Written instruction => Find the string "React" in the data, then copy every line where it is found.

========================================

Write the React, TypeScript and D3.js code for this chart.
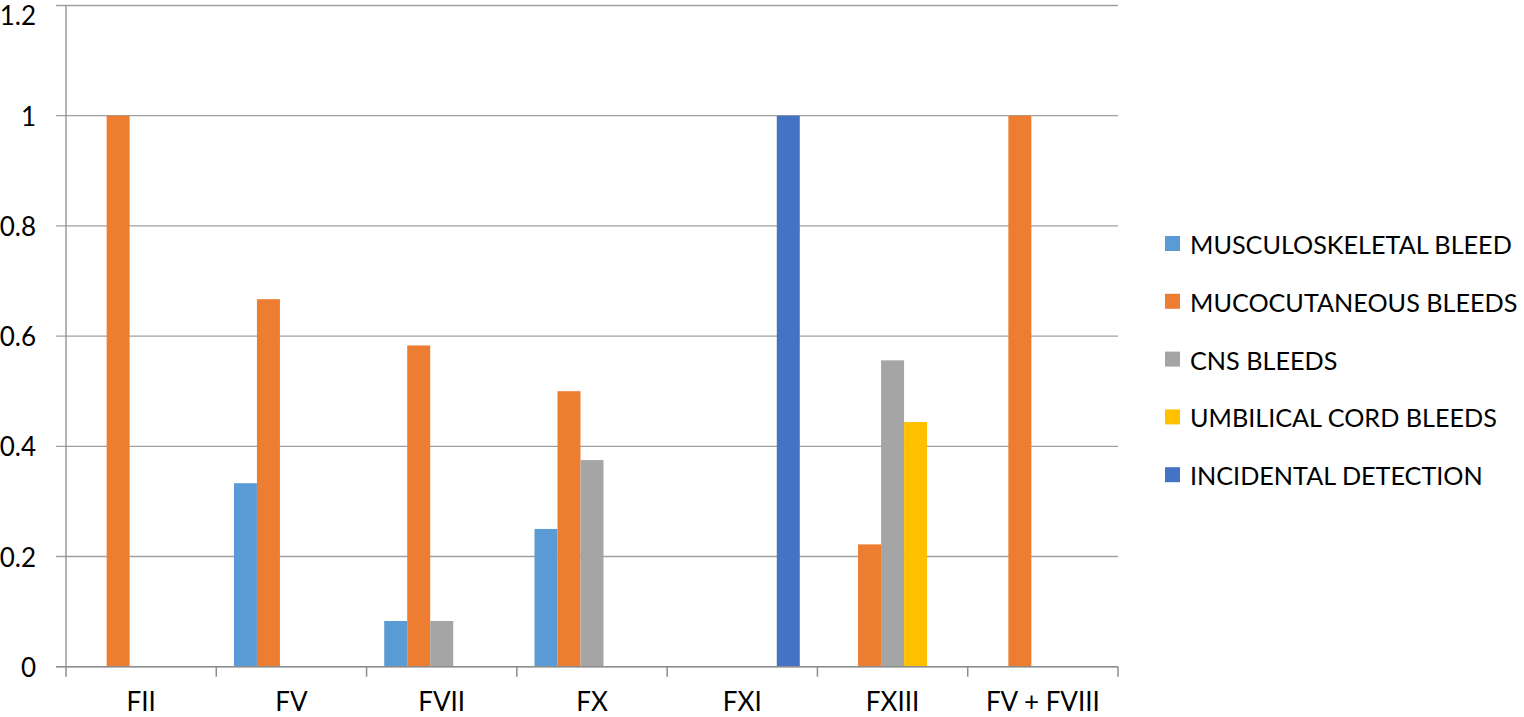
import React from "react";
import * as d3 from "d3";

const categories = ["FII", "FV", "FVII", "FX", "FXI", "FXIII", "FV + FVIII"];
const seriesNames = [
  "MUSCULOSKELETAL BLEED",
  "MUCOCUTANEOUS BLEEDS",
  "CNS BLEEDS",
  "UMBILICAL CORD BLEEDS",
  "INCIDENTAL DETECTION",
];
const seriesColors = ["#5B9BD5", "#ED7D31", "#A5A5A5", "#FFC000", "#4472C4"];
const musculoskeletal = [0, 0.333, 0.083, 0.25, 0, 0, 0];
const mucocutaneous = [1, 0.667, 0.583, 0.5, 0, 0.222, 1];
const cns = [0, 0, 0.083, 0.375, 0, 0.556, 0];
const umbilical = [0, 0, 0, 0, 0, 0.444, 0];
const incidental = [0, 0, 0, 0, 1, 0, 0];
const yTicks = [0, 0.2, 0.4, 0.6, 0.8, 1, 1.2];

const seriesValues = [musculoskeletal, mucocutaneous, cns, umbilical, incidental];

const W = 1524;
const H = 717;
const left = 66;
const right = 1118;
const top = 5.5;
const bottom = 666.7;
const FONT = "Lato, 'Open Sans', sans-serif";

export default function App() {
  const x = d3.scaleBand<string>().domain(categories).range([left, right]).paddingInner(0).paddingOuter(0);
  const y = d3.scaleLinear().domain([0, 1.2]).range([bottom, top]);
  const barW = 23;
  const x1 = d3
    .scaleBand<number>()
    .domain(d3.range(seriesNames.length))
    .range([(x.bandwidth() - barW * 5) / 2, (x.bandwidth() + barW * 5) / 2]);

  const boundaries = categories.map((c) => x(c)!).concat([right]);

  return (
    <svg
      width={W}
      height={H}
      style={{ position: "absolute", left: 0, top: 0, background: "#fff" }}
      fontFamily={FONT}
    >
      {yTicks.map((t) => (
        <g key={t}>
          <line x1={56} x2={right} y1={y(t)} y2={y(t)} stroke="#A0A0A0" strokeWidth={1.3} />
          <text x={36} y={Math.max(y(t), 15)} textAnchor="end" dominantBaseline="central" fontSize={26} fill="#000">
            {String(t)}
          </text>
        </g>
      ))}
      <line x1={left} x2={left} y1={top} y2={bottom} stroke="#8C8C8C" strokeWidth={1.3} />
      {seriesValues.map((vals, si) =>
        vals.map((v, ci) =>
          v > 0 ? (
            <rect
              key={`${si}-${ci}`}
              x={x(categories[ci])! + x1(si)!}
              y={y(v)}
              width={x1.bandwidth()}
              height={y(0) - y(v)}
              fill={seriesColors[si]}
            />
          ) : null
        )
      )}
      <line x1={56} x2={right} y1={bottom} y2={bottom} stroke="#8C8C8C" strokeWidth={1.5} />
      {boundaries.map((b, i) => (
        <line key={i} x1={b} x2={b} y1={bottom} y2={bottom + 10} stroke="#8C8C8C" strokeWidth={1.5} />
      ))}
      {categories.map((c) => (
        <text key={c} x={x(c)! + x.bandwidth() / 2} y={711} textAnchor="middle" fontSize={26} fill="#000">
          {c}
        </text>
      ))}
      {seriesNames.map((s, i) => {
        const cy = 244 + i * 57.8;
        return (
          <g key={s}>
            <rect x={1165} y={cy - 8} width={15} height={15} fill={seriesColors[i]} />
            <text x={1190} y={cy} dominantBaseline="central" fontSize={25.2} fill="#000">
              {s}
            </text>
          </g>
        );
      })}
    </svg>
  );
}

========================================

Worked answer =>
Write the React, TypeScript and D3.js code for this chart.
import React from "react";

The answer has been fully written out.